# Aim of the task
Reproduce nothing except the lines between the line with "Emit a Python" and the line with "26, 27, 25]", both ends included, and please leave out pictures.

# Records provided

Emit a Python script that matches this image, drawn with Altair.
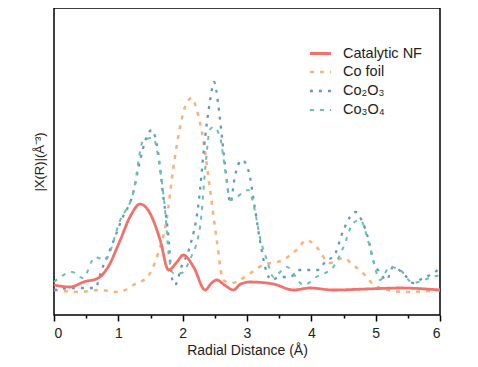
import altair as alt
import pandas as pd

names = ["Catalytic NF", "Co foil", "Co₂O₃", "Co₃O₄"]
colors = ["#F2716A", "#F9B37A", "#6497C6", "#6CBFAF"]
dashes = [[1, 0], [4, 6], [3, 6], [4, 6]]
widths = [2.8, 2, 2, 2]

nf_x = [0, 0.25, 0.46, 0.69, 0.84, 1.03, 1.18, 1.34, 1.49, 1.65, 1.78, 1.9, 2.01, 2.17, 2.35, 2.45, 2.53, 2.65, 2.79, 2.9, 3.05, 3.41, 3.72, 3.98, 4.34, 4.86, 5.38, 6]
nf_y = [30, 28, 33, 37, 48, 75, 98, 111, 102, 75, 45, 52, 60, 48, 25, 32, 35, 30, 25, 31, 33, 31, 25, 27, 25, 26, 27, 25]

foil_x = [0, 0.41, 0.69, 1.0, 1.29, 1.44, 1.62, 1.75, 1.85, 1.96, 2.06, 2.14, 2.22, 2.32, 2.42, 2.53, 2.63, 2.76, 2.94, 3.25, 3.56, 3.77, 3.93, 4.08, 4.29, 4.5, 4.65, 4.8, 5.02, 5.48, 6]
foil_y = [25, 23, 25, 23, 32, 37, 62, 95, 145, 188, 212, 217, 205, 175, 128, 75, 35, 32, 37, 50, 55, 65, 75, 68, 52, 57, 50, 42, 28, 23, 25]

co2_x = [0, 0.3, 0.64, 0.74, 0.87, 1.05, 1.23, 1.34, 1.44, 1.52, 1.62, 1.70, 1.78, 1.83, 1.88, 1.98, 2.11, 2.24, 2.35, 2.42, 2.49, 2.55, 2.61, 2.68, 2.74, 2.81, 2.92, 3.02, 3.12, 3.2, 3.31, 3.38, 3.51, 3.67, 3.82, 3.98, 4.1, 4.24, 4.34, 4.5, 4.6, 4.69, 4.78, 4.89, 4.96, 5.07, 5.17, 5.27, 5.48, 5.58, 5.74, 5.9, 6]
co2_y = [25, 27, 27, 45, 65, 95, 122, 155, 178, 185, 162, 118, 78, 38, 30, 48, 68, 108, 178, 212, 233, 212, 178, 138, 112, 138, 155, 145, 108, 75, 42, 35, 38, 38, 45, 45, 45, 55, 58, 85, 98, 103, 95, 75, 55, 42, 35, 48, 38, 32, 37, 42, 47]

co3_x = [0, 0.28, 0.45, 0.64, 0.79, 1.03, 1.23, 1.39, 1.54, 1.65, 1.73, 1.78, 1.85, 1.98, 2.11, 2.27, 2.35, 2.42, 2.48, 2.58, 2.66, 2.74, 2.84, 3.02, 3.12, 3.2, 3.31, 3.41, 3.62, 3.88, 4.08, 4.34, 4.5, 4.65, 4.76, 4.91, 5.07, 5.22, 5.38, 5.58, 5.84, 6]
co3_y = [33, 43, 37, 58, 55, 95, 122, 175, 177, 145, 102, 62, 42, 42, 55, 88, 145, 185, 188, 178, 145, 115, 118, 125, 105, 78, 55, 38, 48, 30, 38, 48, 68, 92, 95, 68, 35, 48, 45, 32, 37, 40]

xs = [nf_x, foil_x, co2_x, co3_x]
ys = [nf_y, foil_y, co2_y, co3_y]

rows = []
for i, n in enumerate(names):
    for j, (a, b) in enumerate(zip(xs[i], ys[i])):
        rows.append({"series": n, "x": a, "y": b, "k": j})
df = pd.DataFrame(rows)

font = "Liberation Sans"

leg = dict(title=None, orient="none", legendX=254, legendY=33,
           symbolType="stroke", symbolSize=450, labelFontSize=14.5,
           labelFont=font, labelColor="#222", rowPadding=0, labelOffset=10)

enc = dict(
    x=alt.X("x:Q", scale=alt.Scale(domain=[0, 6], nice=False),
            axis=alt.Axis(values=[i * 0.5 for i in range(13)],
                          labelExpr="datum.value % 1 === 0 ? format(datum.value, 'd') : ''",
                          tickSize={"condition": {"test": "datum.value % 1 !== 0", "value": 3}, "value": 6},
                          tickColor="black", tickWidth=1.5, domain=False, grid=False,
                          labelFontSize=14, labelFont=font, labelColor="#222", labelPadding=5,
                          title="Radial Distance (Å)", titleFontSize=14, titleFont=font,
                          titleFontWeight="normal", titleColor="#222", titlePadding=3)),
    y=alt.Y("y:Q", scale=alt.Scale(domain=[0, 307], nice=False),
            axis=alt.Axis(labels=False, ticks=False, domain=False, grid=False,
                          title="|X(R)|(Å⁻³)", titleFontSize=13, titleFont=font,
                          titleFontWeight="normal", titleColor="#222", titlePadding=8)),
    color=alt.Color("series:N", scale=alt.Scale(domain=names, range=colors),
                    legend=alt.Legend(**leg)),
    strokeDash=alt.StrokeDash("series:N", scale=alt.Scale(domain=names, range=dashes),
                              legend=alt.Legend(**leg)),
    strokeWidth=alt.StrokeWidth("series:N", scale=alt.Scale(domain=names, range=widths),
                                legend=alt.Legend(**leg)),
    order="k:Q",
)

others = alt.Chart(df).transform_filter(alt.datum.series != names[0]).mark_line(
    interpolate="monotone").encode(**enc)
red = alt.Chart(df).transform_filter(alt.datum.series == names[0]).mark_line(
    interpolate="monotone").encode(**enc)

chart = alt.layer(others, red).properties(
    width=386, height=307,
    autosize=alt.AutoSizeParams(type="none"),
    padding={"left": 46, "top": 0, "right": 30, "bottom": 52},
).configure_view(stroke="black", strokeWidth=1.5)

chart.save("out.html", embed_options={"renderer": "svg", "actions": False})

==

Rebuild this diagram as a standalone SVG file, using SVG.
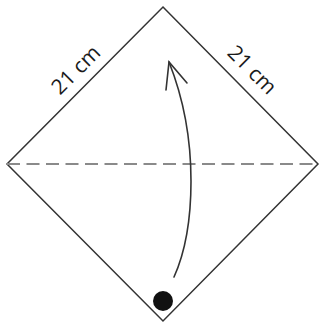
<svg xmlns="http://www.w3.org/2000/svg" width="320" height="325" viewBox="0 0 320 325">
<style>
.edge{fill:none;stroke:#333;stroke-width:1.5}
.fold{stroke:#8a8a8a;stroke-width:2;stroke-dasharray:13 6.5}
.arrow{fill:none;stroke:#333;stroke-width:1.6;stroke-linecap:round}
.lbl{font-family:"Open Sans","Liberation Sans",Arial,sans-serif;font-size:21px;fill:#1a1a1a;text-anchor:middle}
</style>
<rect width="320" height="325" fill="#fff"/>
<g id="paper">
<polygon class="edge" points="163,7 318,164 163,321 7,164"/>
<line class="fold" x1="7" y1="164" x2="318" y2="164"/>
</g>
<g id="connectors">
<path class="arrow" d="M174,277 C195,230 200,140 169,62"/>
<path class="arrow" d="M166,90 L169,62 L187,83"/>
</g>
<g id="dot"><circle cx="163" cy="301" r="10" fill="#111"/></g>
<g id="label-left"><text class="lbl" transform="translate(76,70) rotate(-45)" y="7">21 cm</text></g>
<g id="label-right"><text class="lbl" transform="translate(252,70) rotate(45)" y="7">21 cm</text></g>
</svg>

# Answer to this exercise
Emit a Python script that matches this image, drawn with Altair.
import altair as alt
import pandas as pd

names = ["Catalytic NF", "Co foil", "Co₂O₃", "Co₃O₄"]
colors = ["#F2716A", "#F9B37A", "#6497C6", "#6CBFAF"]
dashes = [[1, 0], [4, 6], [3, 6], [4, 6]]
widths = [2.8, 2, 2, 2]

nf_x = [0, 0.25, 0.46, 0.69, 0.84, 1.03, 1.18, 1.34, 1.49, 1.65, 1.78, 1.9, 2.01, 2.17, 2.35, 2.45, 2.53, 2.65, 2.79, 2.9, 3.05, 3.41, 3.72, 3.98, 4.34, 4.86, 5.38, 6]
nf_y = [30, 28, 33, 37, 48, 75, 98, 111, 102, 75, 45, 52, 60, 48, 25, 32, 35, 30, 25, 31, 33, 31, 25, 27, 25, 26, 27, 25]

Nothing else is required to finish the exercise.